Students should always bring some blank paper to each session. There will be some unannounced in-class essays related to assigned readings and class discussions. Each essay will be given without prior notice. No more than 20 minutes will be allowed for completion. These in-class essays should encourage you to keep up with assigned readings. Together they will constitute 20% of the final grade. Each essay will be judged on the following scale: 3 points for an essay that shows insight, logic, and clear understanding of the relevant issues involved; 2 points for an essay the misses some of the relevant issues involved; 1 point for an essay the key points of the question; 0 points for an incomplete essay.


Two Oral Presentations. (Totaling 20% of final grade). During sessions four and nine, students will be giving an oral presentation. See the planned course schedule (on the following pages) for more details.


Final Examination (totaling 20% of final grade). The final exam will consist of many multiple choice questions, some short answer questions and a longer case study. It will cover each of the key topics discussed in the course and be “closed book”.

Students must:

1. Bring writing pens and plenty of paper (no books, electronics, or aids of any kind);

2. Write a legible answer to each of the questions.

3. Submit your exam (in legible form) to the professor before departing the class.

Your essay will be graded on overall quality (e.g., ideas, clarity, reasoning, writing quality). This exam will constitute 40% of your final grade.
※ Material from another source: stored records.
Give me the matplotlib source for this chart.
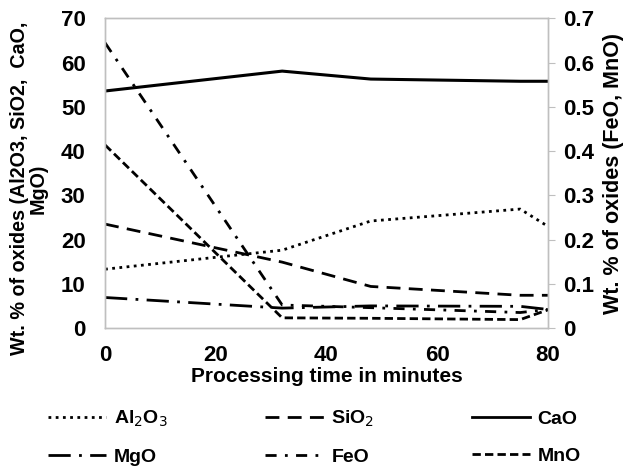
import matplotlib
matplotlib.use("Agg")
import matplotlib.pyplot as plt
from matplotlib.lines import Line2D

plt.rcParams["font.family"] = ["Liberation Sans", "DejaVu Sans"]

# Processing time (minutes)
time = [0, 32, 48, 75, 80]

# Left axis oxides (wt. %)
al2o3 = [13.3, 17.6, 24.2, 26.9, 23.0]
sio2 = [23.5, 14.9, 9.4, 7.4, 7.4]
cao = [53.6, 58.1, 56.3, 55.8, 55.8]
mgo = [6.9, 4.5, 5.0, 4.9, 4.2]

# Right axis oxides (wt. %)
feo = [0.645, 0.052, 0.046, 0.035, 0.042]
mno = [0.414, 0.023, 0.022, 0.019, 0.041]

x_ticks = [0, 20, 40, 60, 80]
left_ticks = [0, 10, 20, 30, 40, 50, 60, 70]
right_ticks = [0, 0.1, 0.2, 0.3, 0.4, 0.5, 0.6, 0.7]
right_labels = ["0", "0.1", "0.2", "0.3", "0.4", "0.5", "0.6", "0.7"]

styles = {
    "Al2O3": (0, (1, 1.6)),
    "SiO2": (0, (5, 3)),
    "CaO": "-",
    "MgO": (0, (8, 3, 1, 3)),
    "FeO": (0, (4, 3, 1, 3)),
    "MnO": (0, (3, 1.5)),
}

fig = plt.figure(figsize=(6.29, 4.74), dpi=100)
ax = fig.add_axes([0.167, 0.308, 0.704, 0.653])
ax2 = ax.twinx()

lw = 2.0
ax.plot(time, al2o3, color="black", lw=lw, linestyle=styles["Al2O3"])
ax.plot(time, sio2, color="black", lw=lw, linestyle=styles["SiO2"])
ax.plot(time, cao, color="black", lw=lw + 0.2, linestyle=styles["CaO"])
ax.plot(time, mgo, color="black", lw=lw, linestyle=styles["MgO"])
ax2.plot(time, feo, color="black", lw=lw, linestyle=styles["FeO"])
ax2.plot(time, mno, color="black", lw=lw, linestyle=styles["MnO"])

ax.set_xlim(0, 80)
ax.set_ylim(0, 70)
ax2.set_ylim(0, 0.7)

ax.set_xticks(x_ticks)
ax.set_yticks(left_ticks)
ax2.set_yticks(right_ticks)
ax2.set_yticklabels(right_labels)

for a in (ax, ax2):
    for s in a.spines.values():
        s.set_color("#bfbfbf")
        s.set_linewidth(1.0)

ax.tick_params(axis="x", length=0, labelsize=16, pad=12)
ax.tick_params(axis="y", length=0, labelsize=16, pad=14)
ax2.tick_params(axis="y", length=5, color="#bfbfbf", labelsize=16, pad=6)
for lab in ax.get_xticklabels() + ax.get_yticklabels() + ax2.get_yticklabels():
    lab.set_fontweight("bold")

ax.set_xlabel("Processing time in minutes", fontsize=15, fontweight="bold", labelpad=1)
ax.set_ylabel("Wt. % of oxides (Al2O3, SiO2,  CaO,\nMgO)", fontsize=14.2,
              fontweight="bold", labelpad=4, linespacing=0.95)
ax.yaxis.set_label_coords(-0.13, 0.45)
ax2.set_ylabel("Wt. % of oxides (FeO, MnO)", fontsize=15.5, fontweight="bold", labelpad=6)

# Legend below the chart, two rows of three
names = ["Al$_2$O$_3$", "MgO", "SiO$_2$", "FeO", "CaO", "MnO"]
keys = ["Al2O3", "MgO", "SiO2", "FeO", "CaO", "MnO"]
handles = [Line2D([0], [0], color="black", lw=lw, linestyle=styles[k]) for k in keys]
leg = fig.legend(handles, names, ncol=3, loc="upper center", bbox_to_anchor=(0.5, 0.175),
                 frameon=False, fontsize=14, handlelength=3.0, handletextpad=0.4,
                 columnspacing=5.0, labelspacing=1.0)
for t in leg.get_texts():
    t.set_fontweight("bold")

fig.savefig("out.png", dpi=100)
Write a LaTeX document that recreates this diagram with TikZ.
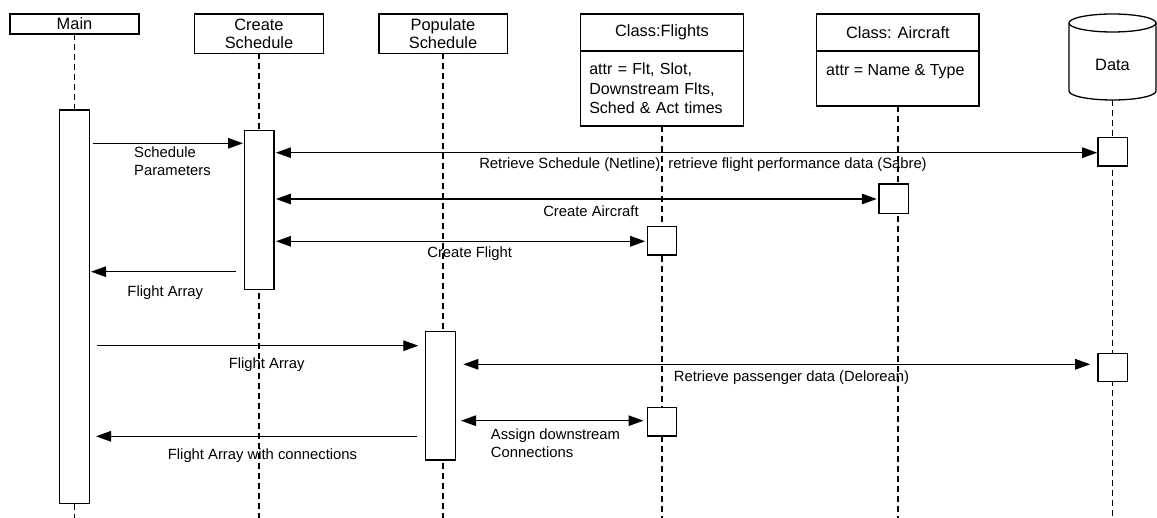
\documentclass[tikz,border=0pt]{standalone}
\usepackage{fontspec}
\setmainfont{Liberation Sans}
\usetikzlibrary{arrows.meta}
\usetikzlibrary{calc}

\begin{document}
\begin{tikzpicture}[x=1pt, y=-1pt,
      every node/.style={color=black},
      box/.style={draw, line width=1.3pt, fill=white, inner sep=0pt, outer sep=0pt},
      head/.style={box, font=\fontsize{16.4}{18}\selectfont, align=center},
      attr/.style={box, font=\fontsize{16}{19.5}\selectfont, align=left, inner xsep=8.6pt},
      act/.style={box, minimum width=29.6pt},
      life/.style={line width=1.3pt, dash pattern=on 6pt off 4pt},
      msg/.style={line width=1.3pt, -{Triangle[length=15pt,width=10.5pt]}},
      dmsg/.style={line width=1.3pt, {Triangle[length=15pt,width=10.5pt]}-{Triangle[length=15pt,width=10.5pt]}},
      lbl/.style={font=\fontsize{14.8}{18}\selectfont, inner sep=0pt}
      ]
      \useasboundingbox (0,0) rectangle (1157,518);

      % objects
      \node[head, minimum width=129pt, minimum height=20pt] (Main) at (74.5,24) {Main};
      \node[head, minimum width=129pt, minimum height=39.3pt] (Create) at (259,33.7) {Create\\Schedule};
      \node[head, minimum width=128.3pt, minimum height=39.3pt] (Populate) at (443,33.7) {Populate\\Schedule};
      \node[head, minimum width=162.6pt, minimum height=37pt] (Flights) at (662,32.5) {Class:Flights};
      \node[attr, text width=145.4pt, minimum height=75pt] (FlightsAttr) at (662,88.5)
            {attr = Flt, Slot,\\Downstream Flts,\\Sched \& Act times};
      \node[head, minimum width=162.3pt, minimum height=37pt] (Aircraft) at (897.85,32.5) {Class: Aircraft};
      \node[box, minimum width=162.3pt, minimum height=55pt] (AircraftAttr) at (897.85,78.5) {};
      \node[lbl, font=\fontsize{16}{19.5}\selectfont, anchor=base west] (AircraftAttrText) at (826,75.7) {attr = Name \& Type};

      % data store
      \draw[line width=1.3pt, fill=white] (1069,23) -- (1069,91)
            arc[start angle=180, end angle=360, x radius=43.5pt, y radius=9pt] -- (1156,23);
      \draw[line width=1.3pt] (1112.5,23) ellipse [x radius=43.5pt, y radius=9pt];
      \node[lbl, font=\fontsize{16.4}{18}\selectfont, anchor=base] (Data) at (1112.5,70.7) {Data};
      \coordinate (DataBottom) at (1112.7,100);

      % lifelines
      \draw[life] (Main.south) -- (Main.south |- 0,518);
      \draw[life] (Create.south) -- (Create.south |- 0,518);
      \draw[life] (Populate.south) -- (Populate.south |- 0,518);
      \draw[life] (FlightsAttr.south) -- (FlightsAttr.south |- 0,518);
      \draw[life] (AircraftAttr.south) -- (AircraftAttr.south |- 0,518);
      \draw[life] (DataBottom) -- (DataBottom |- 0,518);

      % activations
      \node[act, minimum height=393.3pt] (MainAct) at (74.5,306.65) {};
      \node[act, minimum height=158.6pt] (CreateAct) at (259.15,210) {};
      \node[act, minimum height=128.3pt] (PopulateAct) at (440.5,395.85) {};
      \node[act, minimum height=28.7pt] (DataAct) at (1112.7,151.65) {};
      \node[act, minimum height=29.3pt] (AircraftAct) at (893.85,198.65) {};
      \node[act, minimum height=28.3pt] (FlightsAct) at (662,240.85) {};
      \node[act, minimum height=28.4pt] (DataActB) at (1112.7,367.5) {};
      \node[act, minimum height=28.7pt] (FlightsActB) at (662,421.65) {};

      % messages
      \draw[msg, shorten <=4pt, shorten >=1.3pt] (MainAct.east |- 0,143.3) -- (CreateAct.west |- 0,143.3);
      \node[lbl, anchor=west, align=left] (SchedParams) at (134,161.4) {Schedule\\Parameters};

      \draw[dmsg, shorten <=2pt, shorten >=0.7pt] (CreateAct.east |- 0,152.7) -- (DataAct.west |- 0,152.7);
      \node[lbl, anchor=base] (RetrieveSched) at (703,168.2)
            {Retrieve Schedule (Netline), retrieve flight performance data (Sabre)};

      \draw[dmsg, shorten <=2pt, shorten >=2.3pt] (CreateAct.east |- 0,199) -- (AircraftAct.west |- 0,199);
      \node[lbl, anchor=base] (CreateAircraft) at (591,216.2) {Create Aircraft};

      \draw[dmsg, shorten <=2pt, shorten >=2pt] (CreateAct.east |- 0,241.3) -- (FlightsAct.west |- 0,241.3);
      \node[lbl, anchor=base] (CreateFlight) at (469.7,257.5) {Create Flight};

      \draw[msg, shorten <=8.3pt, shorten >=1.7pt] (CreateAct.west |- 0,271.7) -- (MainAct.east |- 0,271.7);
      \node[lbl, anchor=base] (FlightArray) at (165.3,296.2) {Flight Array};

      \draw[msg, shorten <=7.4pt, shorten >=7.4pt] (MainAct.east |- 0,345.7) -- (PopulateAct.west |- 0,345.7);
      \node[lbl, anchor=base] (FlightArrayB) at (266.7,368.5) {Flight Array};

      \draw[dmsg, shorten <=8pt, shorten >=7.7pt] (PopulateAct.east |- 0,364.3) -- (DataActB.west |- 0,364.3);
      \node[lbl, anchor=base] (RetrievePax) at (791.5,381.9) {Retrieve passenger data (Delorean)};

      \draw[dmsg, shorten <=5.7pt, shorten >=3.7pt] (PopulateAct.east |- 0,420.7) -- (FlightsActB.west |- 0,420.7);
      \node[lbl, anchor=west, align=left] (AssignConn) at (490.7,442.9) {Assign downstream\\Connections};

      \draw[msg, shorten <=9pt, shorten >=6.7pt] (PopulateAct.west |- 0,436.3) -- (MainAct.east |- 0,436.3);
      \node[lbl, anchor=base] (FlightArrayConn) at (262.5,459.2) {Flight Array with connections};
\end{tikzpicture}
\end{document}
Academic Conduct Code. Students in the MK467 class are expected to read and abide by the Academic Conduct Code which can be read in its entirety by following this link

Grades will be assigned based on BU standards, where an A is “excellent,” B is “good” and C is “Satisfactory” or “Average.” An average student is one who shows up, understands most of the material, contributes to class discussion during at least half the sessions, and performs adequately on the assignments. If you hope to receive a higher letter grade, your performance has to be above average. “D” and “F” letter grades will be given if the student demonstrates poor performance.